Yatırımlar deyince; milli gelir içinde yeni hesap yöntemi ile artık yüzde 30’luk bir payı olan toplam yatırımların yarısından biraz fazlası inşaat biçimindeki yatırımlardan oluşuyor. İşte bu kalemdeki büyüme 2017’nin ilk ikinci çeyreğinde yüzde 25 olmuş. Öte yandan toplam yatırımların yüzde 37’sini oluşturan makine ve teçhizat yatırımları yüzde 9’a yakın gerilemiş. Sonuçta, inşaatın ağırlığı yüzünden, toplam yatırımlar yüzde 9 büyümüş oluyor. Bunun içinde olasılıkla kamunun altyapı projeleri de var. Ancak artık kamu-özel payları açıklanmadığı için bilmiyoruz. Basit bir bina inşaatı ile “yatırımları” artırdığınızda sadece o binanın inşaatı ve o inşaata sarf edilen girdi ve malzemenin üretimi nedeniyle gelir ve işgücü talebi yaratılırken, fabrika yaparak içine makine ve teçhizat koyduğunuzda ilkinden farklı olarak, bundan sonrası için de gelir ve işgücü talebi yaratmış oluyorsunuz. TÜİK verilerinden görülen şu; son iki çeyrektir inşaat büyümesi ortalama yüzde 20 artarken, makine ve teçhizat yatırımları kabaca ortalama yüzde 10 küçülüyor. Bu küçülme de, TÜİK’in güncellediği 2010 sonrasının en yüksek küçülmesi demek. Özeti şu; inşaat büyümesi var ama kaynağını bilmiyoruz; asıl istihdamı sürekli kılacak olan makine ve teçhizat yatırımları tarihsel olarak en şiddetli küçülmesini yaşıyor. Bunun nedenini de tahmin etmek güç değil; Türkiye’nin hukukun üstünlüğünden uzaklaşıyor olması, Batılı paydaşlarıyla kavgalı duruma gelmesi.
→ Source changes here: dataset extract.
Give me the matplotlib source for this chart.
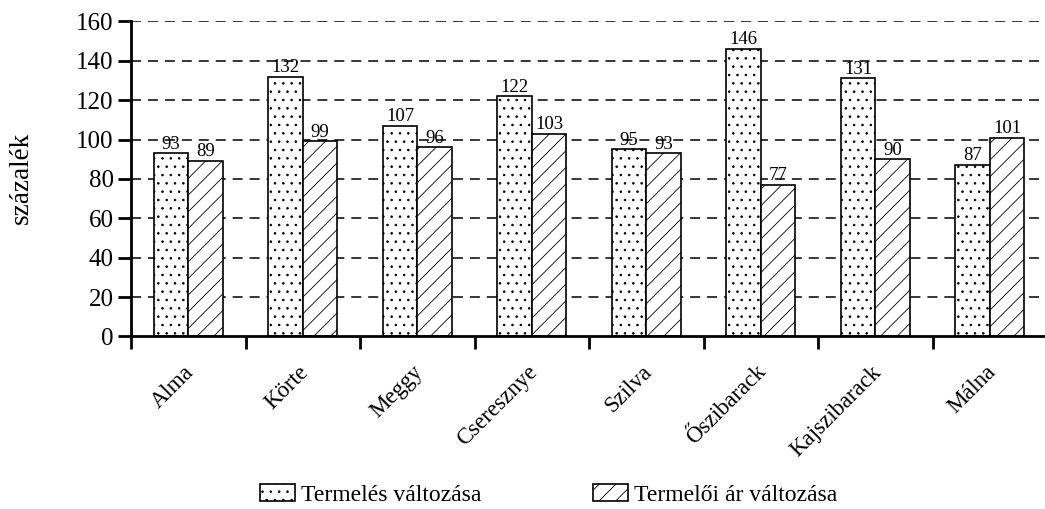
import matplotlib
matplotlib.use("Agg")
import matplotlib.pyplot as plt
import matplotlib.transforms as mtransforms
import numpy as np

categories = ["Alma", "Körte", "Meggy", "Cseresznye", "Szilva", "Őszibarack", "Kajszibarack", "Málna"]
termeles = [93, 132, 107, 122, 95, 146, 131, 87]
ar = [89, 99, 96, 103, 93, 77, 90, 101]
series_names = ["Termelés változása", "Termelői ár változása"]
y_ticks = [0, 20, 40, 60, 80, 100, 120, 140, 160]

plt.rcParams['font.family'] = ['Liberation Serif', 'DejaVu Serif']
plt.rcParams['hatch.linewidth'] = 0.6
plt.rcParams['lines.scale_dashes'] = False

fig = plt.figure(figsize=(10.45, 5.09), dpi=100)
ax = fig.add_axes([0.1254, 0.339, 0.8766, 0.619])

x = np.arange(len(categories)) + 0.5
w = 0.30
b1 = ax.bar(x - w/2, termeles, w, color='white', edgecolor='black', linewidth=1.2, hatch='..', zorder=3, label=series_names[0])
b2 = ax.bar(x + w/2, ar, w, color='white', edgecolor='black', linewidth=1.2, hatch='//', zorder=3, label=series_names[1])

for bars, vals in ((b1, termeles), (b2, ar)):
    for r, v in zip(bars, vals):
        ax.annotate(str(v), (r.get_x() + r.get_width()/2, v), xytext=(0, 0.5), textcoords='offset points',
                    ha='center', va='bottom', fontsize=13.5, zorder=4)

ax.set_xlim(0, len(categories))
ax.set_ylim(0, 160)
ax.set_yticks(y_ticks)
ax.tick_params(axis='y', labelsize=18, length=9.5, width=2, pad=3, direction='out')
ax.set_xticks(np.arange(len(categories) + 1))
ax.set_xticklabels([])
ax.tick_params(axis='x', which='major', length=9.5, width=2, direction='out')
ax.set_xticks(x, minor=True)
ax.set_xticklabels(categories, minor=True, rotation=45, ha='right', rotation_mode='anchor', fontsize=16.5)
ax.tick_params(axis='x', which='minor', length=0, pad=18)
offset = mtransforms.ScaledTranslation(-5/100, 0, fig.dpi_scale_trans)
for lab in ax.get_xticklabels(minor=True):
    lab.set_transform(lab.get_transform() + offset)

for y in y_ticks[1:]:
    ax.axhline(y, color='black', linewidth=1.1, linestyle=(0, (7.2, 5.0)), zorder=1)

for s in ('top', 'right'):
    ax.spines[s].set_visible(False)
ax.spines['left'].set_linewidth(2)
ax.spines['bottom'].set_linewidth(2)
ax.spines['bottom'].set_zorder(5)

fig.text(21/1045, 1 - 178/509, "százalék", rotation=90, ha='center', va='center', fontsize=19.5)

fig.legend(handles=[b1, b2], labels=series_names, loc='center', bbox_to_anchor=(0.525, 0.028), ncol=2,
           frameon=False, fontsize=17, handlelength=1.5, handleheight=0.76, columnspacing=4.7, handletextpad=0.25)

fig.savefig("out.png", dpi=100)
2017’nin ilk iki çeyreğindeki ortalama yüzde 20’lik bir inşaat büyümesine karşın; bir başka veride, takvim etkilerinden arındırılmış inşaat istihdamı düşüş gösteriyor. TÜİK’in bir hafta önce açıkladığı verilere göre; bina inşaatındaki istihdam ilk iki çeyrekte ortalama yüzde 16.8 küçülürken, bina dışı inşaatlardaki istihdam yüzde 2 artmış. Bu verilerden bakınca yüzde 20’lik büyüme soru işareti yaratıyor.
Büyüme verilerinde kayda değer başka bir gelişme de, 2015 ve 2016 verilerindeki güncellemeler oldu. Özellikle 2016 verilerinde daha yüksek bir güncelleme söz konusu olmuş. 2016’nın 3. ve 4. çeyrekleri ile 2017’nin ilk çeyreğini içine alan son 3 çeyreklik dönemdeki toplam güncellemenin etkisi, önceki aynı döneme göre hiç de “minimal” olmayan, yarım puanlık bir milli gelir artışı sağlıyor. Güncellemelerin kaynağı da, yarım puanlık hane halkı tüketimi, 2 puanlık kamu tüketimine dayanıyor.